SHTEYNGART: ...For the most part with their lives. There was no happiness to be found, except in very small doses. But I also learned that a lot of our country is very, very angry. And there was a - you know? So much of "Lake Success" is really just me writing down what I saw on the Hound and in these different cities where I stop. But there was - white supremacists who got onboard in - let's call the state Louisiana - and, you know, began chanting about how they wanted to crucify Muslims and Jews. And so Barry Cohen, the hero of my book, gets off in Shreveport, La., and buys a New Testament coloring book just to prove that he's not Jewish, you know?
And so yeah, it was 2016, the first summer of Trump. These racists were already referencing Breitbart as they were, you know, haranguing the other passengers. And I - it was a shock to me. I'm sure these people felt exactly the same way before Trump. But the advent of this new landscape gave them permission to actually speak at a high volume, and the rest of us just turned away. We couldn't fight back, even though we outnumbered them. And that, to me, was very scary.
SIMON: So why did you wind up having to drag Donald Trump into this novel?
SHTEYNGART: You know, look; it's written in the summer of 2016. When I started out, I thought, well, Trump would be, like, a sideshow, whatever. It's this - you know, it'll be a way to contextualize the precise year in which this book is happening. But, of course, by the end of the book - and the book goes a little bit beyond the election - everything was about Trump. You greet somebody in the street and the conversation will turn to Trump in three seconds.
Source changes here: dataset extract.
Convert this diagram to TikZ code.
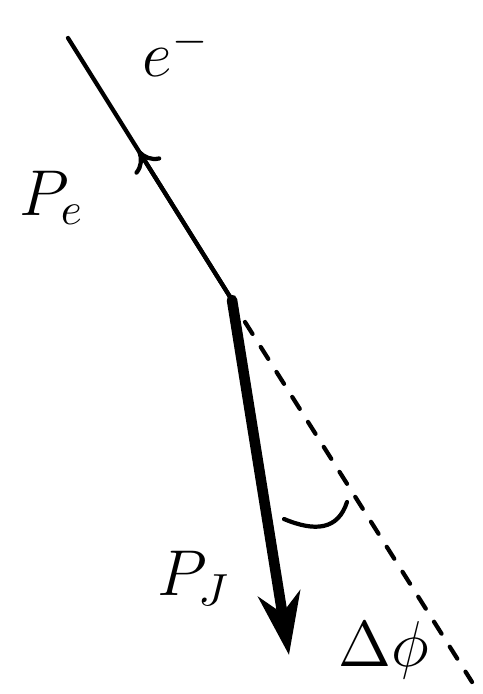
\documentclass[tikz,border=0pt]{standalone}
\usepackage{graphicx}
\usetikzlibrary{calc,arrows.meta}

\tikzset{
    thin line/.style={line width=3pt, line cap=round},
    jet line/.style={line width=7.5pt, line cap=round},
}
\newcommand{\biglabel}[1]{\scalebox{3.2}{\Large #1}}

\begin{document}
\begin{tikzpicture}[x=0.025cm, y=-0.025cm]
    \useasboundingbox (0,0) rectangle (482,694);

    \coordinate (vtx) at (232,300);
    \coordinate (etop) at (68,38);
    \coordinate (jtip) at (289,655);
    \coordinate (dstart) at (245,322);
    \coordinate (dend) at (472,682);
    \coordinate (arcl) at (284,519);
    \coordinate (arcr) at (347,502);

    \draw[thin line] (vtx) to (etop);
    \draw[thin line, -{To[length=14pt,width=22pt]}] (vtx) to ($(vtx)!0.57!(etop)$);

    \draw[jet line, -{Stealth[length=44pt,width=30pt,inset=14pt]}] (vtx) to (jtip);

    \draw[thin line, dash pattern=on 10pt off 11pt] (dstart) to (dend);

    \draw[thin line] (arcl) .. controls (315,532) and (338,530) .. (arcr);

    \node (elabel) at (176,52) {\biglabel{$e^-$}};
    \node (pelabel) at (52,198) {\biglabel{$P_e$}};
    \node (pjlabel) at (194,578) {\biglabel{$P_J$}};
    \node (dphilabel) at (384,650) {\biglabel{$\Delta\phi$}};
\end{tikzpicture}
\end{document}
So how do you both contextualize the world within this new universe we live in but, at the same time, give room to parents and children, in this case, a child on the autistic spectrum? How do you create that?
SIMON: I'm curious about this, too, in the novel. At some level, Barry really does love his wife, Seema, and his son, Shiva. He holds Shiva at one point and I think says - what? - keep him from being hurt by my transgressions or something like that. What - so why is he so useless and unavailable to them?
SHTEYNGART: Well, I think he's useless and unavailable to everyone around him. He, like many of the hedge fund people I met - not all of them but so many of them came from lower-middle-class families, usually on the peripheries of things, you know, the peripheries of Naples, Italy or Moscow or New York, you know, somewhere where they were - you know, they weren't the poorest of the poor, but they were - they weren't rich. So, you know, I grew up poor myself in Queens, just like Barry did, in the same neighborhood. And, you know, I was familiar with food stamps and Section 8 housing. And in my world, all I ever wanted to do was break out of there and show people who I was. And the only way I thought I could do that was with money, you know?
But as I spent time with these hedge funders, I realized that, after a certain amount of money - it's not even a large amount of money - happiness just ceases to accrue. Further happiness just ceases to accrue. In fact, in some ways, the opposite happens. The money is - it's too much. You need a chief - a family CFO, a family chief financial officer to manage it. It creates for such a strange dynamic that I almost - you know, I left this project being slightly allergic to money and thinking, God, if only we could resuscitate the middle class, what's left of it, then we could get back to the kind of country we were instead of a country where a portion of us is deathly poor, and the other portion just sucks up money from the rest of us.
SIMON: I gather you became a father while working on this novel.
SHTEYNGART: Yup, yup, yup.
SIMON: Do you think, now that the novel's in your hands, it changed the way you wrote about love, marriage or children?
SHTEYNGART: I think so. I mean, this book - I hope it's funny, but it's still - there's a - it's a less satiric segment to it or less satiric feel to it. There's a feeling of deep, deep worry. I mean, before, look; my books, like "Absurdistan," satirized a country I had left and had no intention of ever living in. This was the former Soviet Union countries. But, now, this is happening to my country. And what makes it even worse is this is a country where I have a little kid, a 4-year-old, who has to live with this for the rest of his life. So it really deepened the stakes of what I was writing about.
SIMON: Gary Shteyngart - his novel, "Lake Success." Thanks so much for being with us.